→ DATA SEGMENT
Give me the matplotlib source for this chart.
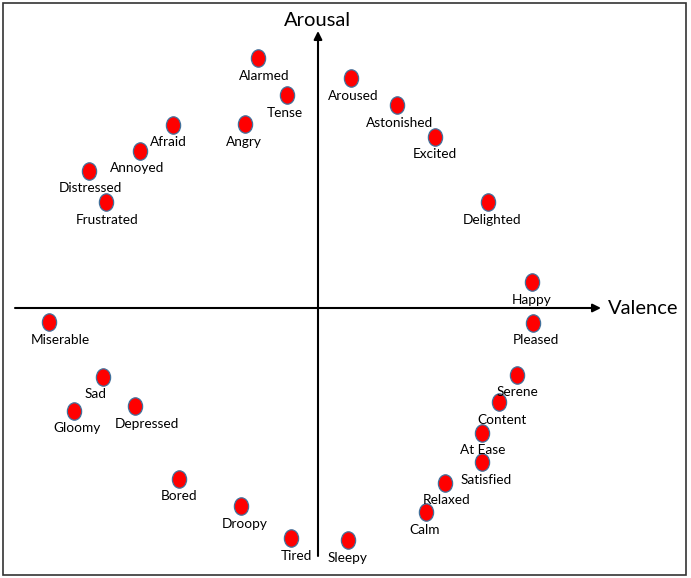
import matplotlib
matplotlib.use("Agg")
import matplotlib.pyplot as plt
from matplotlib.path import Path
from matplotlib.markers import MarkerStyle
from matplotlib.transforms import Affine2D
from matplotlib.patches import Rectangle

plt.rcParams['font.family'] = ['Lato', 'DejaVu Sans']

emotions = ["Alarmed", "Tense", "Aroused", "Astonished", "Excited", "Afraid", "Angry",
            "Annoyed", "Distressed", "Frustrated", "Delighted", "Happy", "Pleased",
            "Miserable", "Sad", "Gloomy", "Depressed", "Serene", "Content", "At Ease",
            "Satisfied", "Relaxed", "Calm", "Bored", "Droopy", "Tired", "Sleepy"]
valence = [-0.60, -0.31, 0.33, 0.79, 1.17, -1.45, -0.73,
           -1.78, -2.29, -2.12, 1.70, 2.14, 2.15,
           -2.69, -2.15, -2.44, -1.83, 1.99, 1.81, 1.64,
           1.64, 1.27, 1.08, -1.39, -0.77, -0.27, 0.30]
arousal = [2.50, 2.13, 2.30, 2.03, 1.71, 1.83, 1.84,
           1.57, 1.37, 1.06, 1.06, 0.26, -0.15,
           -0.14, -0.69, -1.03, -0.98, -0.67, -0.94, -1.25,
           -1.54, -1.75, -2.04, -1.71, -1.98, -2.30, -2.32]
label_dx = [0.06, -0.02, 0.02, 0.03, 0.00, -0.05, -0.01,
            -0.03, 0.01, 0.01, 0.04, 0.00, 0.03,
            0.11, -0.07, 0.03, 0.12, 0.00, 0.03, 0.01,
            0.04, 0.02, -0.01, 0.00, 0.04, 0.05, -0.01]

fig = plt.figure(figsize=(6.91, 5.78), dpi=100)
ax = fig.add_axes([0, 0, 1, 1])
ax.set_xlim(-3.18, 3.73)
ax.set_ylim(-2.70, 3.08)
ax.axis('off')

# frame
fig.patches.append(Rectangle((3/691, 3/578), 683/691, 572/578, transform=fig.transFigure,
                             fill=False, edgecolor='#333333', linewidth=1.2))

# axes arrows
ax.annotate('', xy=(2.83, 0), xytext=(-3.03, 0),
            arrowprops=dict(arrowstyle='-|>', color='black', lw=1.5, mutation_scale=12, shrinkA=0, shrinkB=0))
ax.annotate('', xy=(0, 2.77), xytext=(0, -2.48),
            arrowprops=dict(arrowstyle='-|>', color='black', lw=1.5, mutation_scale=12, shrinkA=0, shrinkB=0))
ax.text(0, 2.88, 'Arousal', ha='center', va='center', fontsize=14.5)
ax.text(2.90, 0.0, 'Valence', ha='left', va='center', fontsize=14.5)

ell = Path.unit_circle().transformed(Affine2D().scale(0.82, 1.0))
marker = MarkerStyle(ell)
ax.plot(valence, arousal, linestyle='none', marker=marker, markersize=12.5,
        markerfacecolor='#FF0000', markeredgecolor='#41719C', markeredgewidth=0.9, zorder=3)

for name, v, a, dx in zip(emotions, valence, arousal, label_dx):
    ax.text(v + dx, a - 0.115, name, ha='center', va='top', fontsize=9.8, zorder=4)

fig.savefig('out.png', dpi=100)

→ WHAT YOU WILL DO
Transcribe the opening line of the listing above, please, and every line after it through the line with "plt.rcParams['font.family'] = ['Lato', 'DejaVu", word for word, without pictures.

→ RESPONSE TO THIS EXERCISE
Give me the matplotlib source for this chart.
import matplotlib
matplotlib.use("Agg")
import matplotlib.pyplot as plt
from matplotlib.path import Path
from matplotlib.markers import MarkerStyle
from matplotlib.transforms import Affine2D
from matplotlib.patches import Rectangle

plt.rcParams['font.family'] = ['Lato', 'DejaVu Sans']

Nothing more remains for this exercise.